Perspective. Patience. Perseverance.

Well, here it is. The tail end of 4 months. The 4 months that changed the course of my life forever. Those 4 months bring repeat and new feelings, every year, for the same 4 month span. And every year, I struggle with how to acknowledge them, how to deal with them, how to embrace them.

What am I suppose to feel? How do I respond? Here’s the thing, I DO NOT do feelings. They make me feel awkward and it’s often easier not to acknowledge them at all.

What’s healthy coping? What’s not? I may never figure out the right answer for this, as each time presents itself differently.

Most often as I try to figure out what I’m suppose to be feeling or how I’m suppose to respond, I feel judgement. For a long while I worried about the outside world and their response to how I “cope”. Now my response to that is, “go ahead, judge me.” If you can figure out how to battle a day in my life and stay on your feet, walk the line straight, and be everyone’s everything, while trying to be your own everything, be my guest. I’m pretty damn exhausted.

But don’t you ever think I’m not happy. What I have learned through the last 4 months of feeling battling is that I need to be happy. I need to do things for myself. Things that reach towards my goals (these are ever changing and big things are coming). I need to be everyone’s everything, but to do that, I need to be my own everything first. How to balance is the tricky part. And I’ve never been very graceful.

Two years ago, I sent my baby with his surgeon for the third time, in under 4 months, for open heart surgery. A surgery that his surgeon had never done. A surgery that they hadn’t seen in his hospital. I told the surgeon “I trust you.” Knowing that I had put the pressure on him, as he went off to do something new, INSIDE OF MY CHILD!

I shut off my feelings for the day, I wasn’t sure how else to survive, so numb felt appropriate. I waited seven and a half hours that day. I endured negative reports. I was told it was tense. His surgeon was frustrated. They had to make three separate attempts. All of these putting him more at risk. All of these making his odds worse, then and for his future. All of it less than reassuring. How did I feel? I asked for them to take a picture of his heart so I could see it. (This may be one of those unhealthy coping things.)
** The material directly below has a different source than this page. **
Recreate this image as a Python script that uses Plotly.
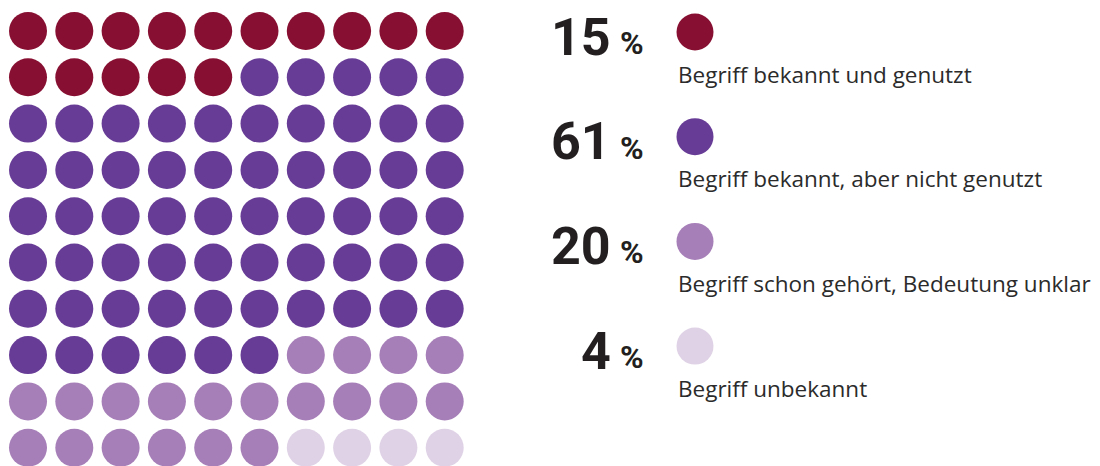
import plotly.graph_objects as go

categories = [
    "Begriff bekannt und genutzt",
    "Begriff bekannt, aber nicht genutzt",
    "Begriff schon gehört, Bedeutung unklar",
    "Begriff unbekannt",
]
percentages = [15, 61, 20, 4]
colors = ["#870F31", "#673C96", "#A67EB8", "#DFD2E6"]

GRID_COLS = 10
GRID_ROWS = 10

# waffle layout (page-pixel coordinate system; page body has 8px offset)
x0, y0, step = 28, 31, 46.3
dot_size = 38

fig = go.Figure()

# build waffle cells from percentages
cell_cat = []
for ci, p in enumerate(percentages):
    cell_cat += [ci] * p

for ci, cat in enumerate(categories):
    xs, ys = [], []
    for idx, c in enumerate(cell_cat):
        if c == ci:
            r, col = divmod(idx, GRID_COLS)
            xs.append(x0 + col * step)
            ys.append(y0 + r * step)
    fig.add_trace(go.Scatter(
        x=xs, y=ys, mode="markers", name=cat,
        marker=dict(size=dot_size, color=colors[ci], line=dict(width=0)),
        hoverinfo="name", showlegend=False, cliponaxis=False,
    ))

# legend
leg_x = 695
leg_y0, leg_step = 32, 104.7
fig.add_trace(go.Scatter(
    x=[leg_x] * len(categories),
    y=[leg_y0 + i * leg_step for i in range(len(categories))],
    mode="markers",
    marker=dict(size=37, color=colors, line=dict(width=0)),
    hoverinfo="skip", showlegend=False,
))

text_col = "#231F20"
for i, (cat, p) in enumerate(zip(categories, percentages)):
    yc = leg_y0 + i * leg_step
    fig.add_annotation(x=613, y=yc + 5, text=f"<b>{p}</b>", showarrow=False,
                       xanchor="right", yanchor="middle",
                       font=dict(family="Roboto", size=52, color=text_col))
    fig.add_annotation(x=618, y=yc + 11, text="<b>%</b>", showarrow=False,
                       xanchor="left", yanchor="middle",
                       font=dict(family="Roboto", size=32, color=text_col))
    fig.add_annotation(x=676, y=yc + 42, text=cat, showarrow=False,
                       xanchor="left", yanchor="middle",
                       font=dict(family="Open Sans", size=22.5, color="#2b2b2b"))

fig.update_layout(
    width=1100, height=466,
    margin=dict(l=0, r=0, t=0, b=0),
    paper_bgcolor="white", plot_bgcolor="white",
    xaxis=dict(range=[8, 1108], visible=False, fixedrange=True),
    yaxis=dict(range=[474, 8], visible=False, fixedrange=True),
)

fig.write_html("out.html")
I sat in a room with my parents and my husband. People that I should’ve felt comfortable to talk to. However, knowing that the feelings I had over the past 4 months could not be understood. I could say them, but no one could feel them like I did. I lived them, every day, every hour, every minute, every second, of those 4 months. I didn’t realize at the time, that I’d continue to live them every day, in different forms, for the rest of my life. I didn’t realize what post traumatic stress really felt like. I didn’t realize the tiny, ridiculous things, that would trigger emotions. Emotions I’m often not prepared to have, at the moment they decide I need to have them.

There were a couple strangers in the waiting room that day. I was annoyed at the new waiting room set up, it left very little privacy, during a very difficult time. Particularly annoyed at the lady who felt the need to eat her burger in the chair, directly under the TV, and engage us in conversation, while she could’ve at least sat on the other side of the divider. Later that afternoon, on the other side of the divider (where she was suppose to be), sat another stranger.

I wish, that that day, I would’ve known I could talk to her. That of all the people in that tense room, with the awkward feelings, she understood. That she would always understand. She wouldn’t judge how I deal with the feelings I don’t admit I have. She wouldn’t judge my ever changing coping mechanisms, healthy or not. She would embrace me, all of the good and bad parts, because she understood. I wish that day that I would’ve known, she’d become my person. And I’d love her just the same, because I understand.

Two years ago today, we sat in a waiting room as strangers. Today we average 20 minutes worth of Voxer messages, 10 gifs, 15 emojis, and unknown amounts of texts on the daily. Today we acknowledge this 2 year anniversary together. A day neither of us will ever forget, but a day that we can now go through together.

I would never expect anyone to understand. You can’t. Heck, some days I can’t. But please, keep your judgment. We’re trying. I’m trying. It’s a process, it’s a life change. The struggle is real. With every season comes new battles, with every step forward, there seems to be more steps backwards. My unacknowledged feelings have come a long way. Most days you best believe I’m moving that mountain. But some days, I’m just trying to keep my son above water, even if I’m drowning. Most and some use to be flipped in those sentences.